● Requirement
Pictures do not belong in your copy. Repeat all the other data exactly.

-- BEGIN --

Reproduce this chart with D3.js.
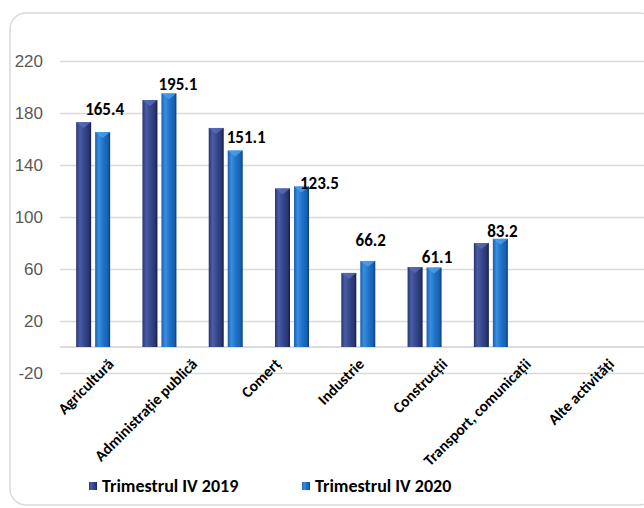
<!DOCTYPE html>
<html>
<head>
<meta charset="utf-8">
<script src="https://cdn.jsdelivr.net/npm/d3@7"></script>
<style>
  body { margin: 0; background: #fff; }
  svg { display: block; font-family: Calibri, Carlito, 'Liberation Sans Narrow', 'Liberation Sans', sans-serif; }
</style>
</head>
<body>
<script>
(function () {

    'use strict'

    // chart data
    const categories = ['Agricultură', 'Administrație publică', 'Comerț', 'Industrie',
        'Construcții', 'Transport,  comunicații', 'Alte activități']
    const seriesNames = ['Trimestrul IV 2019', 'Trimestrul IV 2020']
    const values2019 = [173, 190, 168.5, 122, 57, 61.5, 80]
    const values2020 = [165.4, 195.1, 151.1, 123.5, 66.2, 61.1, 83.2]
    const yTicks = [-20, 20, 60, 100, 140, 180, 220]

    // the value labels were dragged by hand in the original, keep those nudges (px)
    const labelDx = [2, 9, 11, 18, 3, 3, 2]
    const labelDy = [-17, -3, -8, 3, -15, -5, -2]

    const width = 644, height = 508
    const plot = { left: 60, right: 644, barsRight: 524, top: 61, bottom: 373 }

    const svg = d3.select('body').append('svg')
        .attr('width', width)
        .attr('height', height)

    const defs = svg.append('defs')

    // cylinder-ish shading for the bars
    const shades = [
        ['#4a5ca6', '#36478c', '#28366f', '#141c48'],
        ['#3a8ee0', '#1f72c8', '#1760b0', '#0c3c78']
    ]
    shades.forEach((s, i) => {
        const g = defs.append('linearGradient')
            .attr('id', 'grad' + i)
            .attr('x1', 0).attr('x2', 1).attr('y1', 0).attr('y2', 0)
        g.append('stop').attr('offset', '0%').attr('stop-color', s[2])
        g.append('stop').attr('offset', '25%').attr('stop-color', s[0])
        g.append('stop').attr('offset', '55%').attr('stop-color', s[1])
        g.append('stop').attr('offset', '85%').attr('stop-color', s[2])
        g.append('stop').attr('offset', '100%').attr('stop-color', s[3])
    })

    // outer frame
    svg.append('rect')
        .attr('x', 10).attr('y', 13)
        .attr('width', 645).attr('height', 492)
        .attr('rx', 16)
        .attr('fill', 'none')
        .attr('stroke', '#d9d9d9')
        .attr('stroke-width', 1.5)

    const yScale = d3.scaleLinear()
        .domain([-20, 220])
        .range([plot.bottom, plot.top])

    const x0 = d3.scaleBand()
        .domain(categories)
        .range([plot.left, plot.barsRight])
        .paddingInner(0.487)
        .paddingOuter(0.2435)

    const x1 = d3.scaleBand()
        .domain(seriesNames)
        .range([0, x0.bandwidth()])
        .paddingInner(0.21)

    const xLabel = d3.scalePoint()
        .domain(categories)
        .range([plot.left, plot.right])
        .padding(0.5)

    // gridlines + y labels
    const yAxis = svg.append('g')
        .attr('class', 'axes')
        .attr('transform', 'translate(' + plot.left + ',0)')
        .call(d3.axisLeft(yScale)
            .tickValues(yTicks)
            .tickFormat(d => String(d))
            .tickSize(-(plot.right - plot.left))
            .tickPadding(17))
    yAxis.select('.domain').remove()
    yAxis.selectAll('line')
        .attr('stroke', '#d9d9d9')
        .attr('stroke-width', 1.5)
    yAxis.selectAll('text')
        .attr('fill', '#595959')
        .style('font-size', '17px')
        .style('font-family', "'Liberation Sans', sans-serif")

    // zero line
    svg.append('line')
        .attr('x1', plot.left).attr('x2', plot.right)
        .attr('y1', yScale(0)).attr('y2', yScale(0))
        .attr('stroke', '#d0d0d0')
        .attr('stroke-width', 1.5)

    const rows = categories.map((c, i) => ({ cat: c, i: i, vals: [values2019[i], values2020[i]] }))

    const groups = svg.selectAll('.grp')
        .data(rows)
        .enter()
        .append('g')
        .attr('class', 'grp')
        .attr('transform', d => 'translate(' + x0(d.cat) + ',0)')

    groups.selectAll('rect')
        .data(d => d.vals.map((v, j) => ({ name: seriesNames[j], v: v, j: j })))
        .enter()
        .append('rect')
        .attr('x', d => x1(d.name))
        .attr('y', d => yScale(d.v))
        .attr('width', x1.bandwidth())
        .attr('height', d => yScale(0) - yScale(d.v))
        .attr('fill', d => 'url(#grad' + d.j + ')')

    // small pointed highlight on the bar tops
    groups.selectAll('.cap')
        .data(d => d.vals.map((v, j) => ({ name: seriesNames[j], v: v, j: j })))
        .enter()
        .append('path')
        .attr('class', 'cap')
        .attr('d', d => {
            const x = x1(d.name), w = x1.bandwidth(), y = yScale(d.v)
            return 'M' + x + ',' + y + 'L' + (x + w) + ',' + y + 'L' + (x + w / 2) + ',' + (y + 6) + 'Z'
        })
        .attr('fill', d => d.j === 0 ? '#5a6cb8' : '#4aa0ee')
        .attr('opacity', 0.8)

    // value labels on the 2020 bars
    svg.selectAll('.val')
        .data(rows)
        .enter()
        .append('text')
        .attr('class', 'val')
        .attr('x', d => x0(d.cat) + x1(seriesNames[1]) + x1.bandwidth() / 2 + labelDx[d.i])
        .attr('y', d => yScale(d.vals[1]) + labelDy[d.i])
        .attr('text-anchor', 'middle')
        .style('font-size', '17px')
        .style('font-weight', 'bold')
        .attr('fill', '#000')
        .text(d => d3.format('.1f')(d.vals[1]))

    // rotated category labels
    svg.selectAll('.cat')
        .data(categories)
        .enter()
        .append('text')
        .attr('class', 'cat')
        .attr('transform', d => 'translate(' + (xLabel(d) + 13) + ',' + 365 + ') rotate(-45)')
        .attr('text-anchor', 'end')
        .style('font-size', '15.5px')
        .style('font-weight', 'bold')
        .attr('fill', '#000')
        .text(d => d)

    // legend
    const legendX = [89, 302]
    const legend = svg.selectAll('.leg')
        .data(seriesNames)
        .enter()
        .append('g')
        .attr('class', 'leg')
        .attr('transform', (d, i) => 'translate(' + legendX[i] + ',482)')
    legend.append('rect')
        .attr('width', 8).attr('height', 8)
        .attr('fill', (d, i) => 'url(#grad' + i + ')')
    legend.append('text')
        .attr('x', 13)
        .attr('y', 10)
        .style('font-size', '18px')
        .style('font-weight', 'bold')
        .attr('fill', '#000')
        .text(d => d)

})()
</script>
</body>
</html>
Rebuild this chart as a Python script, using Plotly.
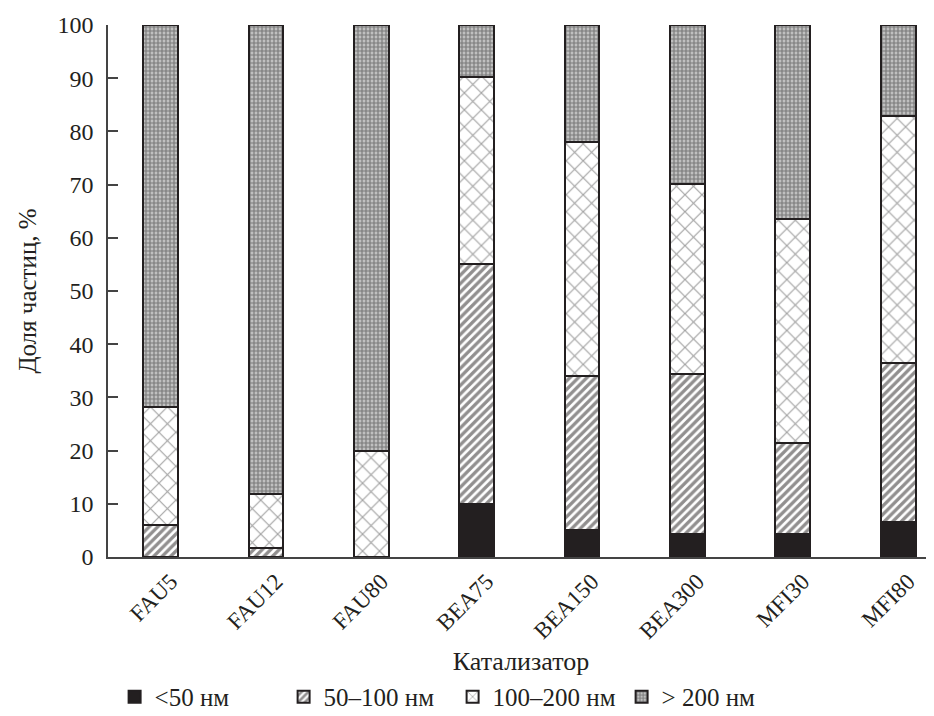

-- END --

● Result of this exercise
Reproduce this chart with D3.js.
<!DOCTYPE html>
<html>
<head>
<meta charset="utf-8">
<script src="https://cdn.jsdelivr.net/npm/d3@7"></script>
<style>
  body { margin: 0; background: #fff; }
  svg { display: block; font-family: Calibri, Carlito, 'Liberation Sans Narrow', 'Liberation Sans', sans-serif; }
</style>
</head>
<body>
<script>
(function () {

    'use strict'

    // chart data
    const categories = ['Agricultură', 'Administrație publică', 'Comerț', 'Industrie',
        'Construcții', 'Transport,  comunicații', 'Alte activități']
    const seriesNames = ['Trimestrul IV 2019', 'Trimestrul IV 2020']
    const values2019 = [173, 190, 168.5, 122, 57, 61.5, 80]
    const values2020 = [165.4, 195.1, 151.1, 123.5, 66.2, 61.1, 83.2]
    const yTicks = [-20, 20, 60, 100, 140, 180, 220]

    // the value labels were dragged by hand in the original, keep those nudges (px)
    const labelDx = [2, 9, 11, 18, 3, 3, 2]
    const labelDy = [-17, -3, -8, 3, -15, -5, -2]

    const width = 644, height = 508
    const plot = { left: 60, right: 644, barsRight: 524, top: 61, bottom: 373 }

    const svg = d3.select('body').append('svg')
        .attr('width', width)
        .attr('height', height)

    const defs = svg.append('defs')

    // cylinder-ish shading for the bars
    const shades = [
        ['#4a5ca6', '#36478c', '#28366f', '#141c48'],
        ['#3a8ee0', '#1f72c8', '#1760b0', '#0c3c78']
    ]
    shades.forEach((s, i) => {
        const g = defs.append('linearGradient')
            .attr('id', 'grad' + i)
            .attr('x1', 0).attr('x2', 1).attr('y1', 0).attr('y2', 0)
        g.append('stop').attr('offset', '0%').attr('stop-color', s[2])
        g.append('stop').attr('offset', '25%').attr('stop-color', s[0])
        g.append('stop').attr('offset', '55%').attr('stop-color', s[1])
        g.append('stop').attr('offset', '85%').attr('stop-color', s[2])
        g.append('stop').attr('offset', '100%').attr('stop-color', s[3])
    })

    // outer frame
    svg.append('rect')
        .attr('x', 10).attr('y', 13)
        .attr('width', 645).attr('height', 492)
        .attr('rx', 16)
        .attr('fill', 'none')
        .attr('stroke', '#d9d9d9')
        .attr('stroke-width', 1.5)

    const yScale = d3.scaleLinear()
        .domain([-20, 220])
        .range([plot.bottom, plot.top])

    const x0 = d3.scaleBand()
        .domain(categories)
        .range([plot.left, plot.barsRight])
        .paddingInner(0.487)
        .paddingOuter(0.2435)

    const x1 = d3.scaleBand()
        .domain(seriesNames)
        .range([0, x0.bandwidth()])
        .paddingInner(0.21)

    const xLabel = d3.scalePoint()
        .domain(categories)
        .range([plot.left, plot.right])
        .padding(0.5)

    // gridlines + y labels
    const yAxis = svg.append('g')
        .attr('class', 'axes')
        .attr('transform', 'translate(' + plot.left + ',0)')
        .call(d3.axisLeft(yScale)
            .tickValues(yTicks)
            .tickFormat(d => String(d))
            .tickSize(-(plot.right - plot.left))
            .tickPadding(17))
    yAxis.select('.domain').remove()
    yAxis.selectAll('line')
        .attr('stroke', '#d9d9d9')
        .attr('stroke-width', 1.5)
    yAxis.selectAll('text')
        .attr('fill', '#595959')
        .style('font-size', '17px')
        .style('font-family', "'Liberation Sans', sans-serif")

    // zero line
    svg.append('line')
        .attr('x1', plot.left).attr('x2', plot.right)
        .attr('y1', yScale(0)).attr('y2', yScale(0))
        .attr('stroke', '#d0d0d0')
        .attr('stroke-width', 1.5)

    const rows = categories.map((c, i) => ({ cat: c, i: i, vals: [values2019[i], values2020[i]] }))

    const groups = svg.selectAll('.grp')
        .data(rows)
        .enter()
        .append('g')
        .attr('class', 'grp')
        .attr('transform', d => 'translate(' + x0(d.cat) + ',0)')

    groups.selectAll('rect')
        .data(d => d.vals.map((v, j) => ({ name: seriesNames[j], v: v, j: j })))
        .enter()
        .append('rect')
        .attr('x', d => x1(d.name))
        .attr('y', d => yScale(d.v))
        .attr('width', x1.bandwidth())
        .attr('height', d => yScale(0) - yScale(d.v))
        .attr('fill', d => 'url(#grad' + d.j + ')')

    // small pointed highlight on the bar tops
    groups.selectAll('.cap')
        .data(d => d.vals.map((v, j) => ({ name: seriesNames[j], v: v, j: j })))
        .enter()
        .append('path')
        .attr('class', 'cap')
        .attr('d', d => {
            const x = x1(d.name), w = x1.bandwidth(), y = yScale(d.v)
            return 'M' + x + ',' + y + 'L' + (x + w) + ',' + y + 'L' + (x + w / 2) + ',' + (y + 6) + 'Z'
        })
        .attr('fill', d => d.j === 0 ? '#5a6cb8' : '#4aa0ee')
        .attr('opacity', 0.8)

    // value labels on the 2020 bars
    svg.selectAll('.val')
        .data(rows)
        .enter()
        .append('text')
        .attr('class', 'val')
        .attr('x', d => x0(d.cat) + x1(seriesNames[1]) + x1.bandwidth() / 2 + labelDx[d.i])
        .attr('y', d => yScale(d.vals[1]) + labelDy[d.i])
        .attr('text-anchor', 'middle')
        .style('font-size', '17px')
        .style('font-weight', 'bold')
        .attr('fill', '#000')
        .text(d => d3.format('.1f')(d.vals[1]))

    // rotated category labels
    svg.selectAll('.cat')
        .data(categories)
        .enter()
        .append('text')
        .attr('class', 'cat')
        .attr('transform', d => 'translate(' + (xLabel(d) + 13) + ',' + 365 + ') rotate(-45)')
        .attr('text-anchor', 'end')
        .style('font-size', '15.5px')
        .style('font-weight', 'bold')
        .attr('fill', '#000')
        .text(d => d)

    // legend
    const legendX = [89, 302]
    const legend = svg.selectAll('.leg')
        .data(seriesNames)
        .enter()
        .append('g')
        .attr('class', 'leg')
        .attr('transform', (d, i) => 'translate(' + legendX[i] + ',482)')
    legend.append('rect')
        .attr('width', 8).attr('height', 8)
        .attr('fill', (d, i) => 'url(#grad' + i + ')')
    legend.append('text')
        .attr('x', 13)
        .attr('y', 10)
        .style('font-size', '18px')
        .style('font-weight', 'bold')
        .attr('fill', '#000')
        .text(d => d)

})()
</script>
</body>
</html>
Rebuild this chart as a Python script, using Plotly.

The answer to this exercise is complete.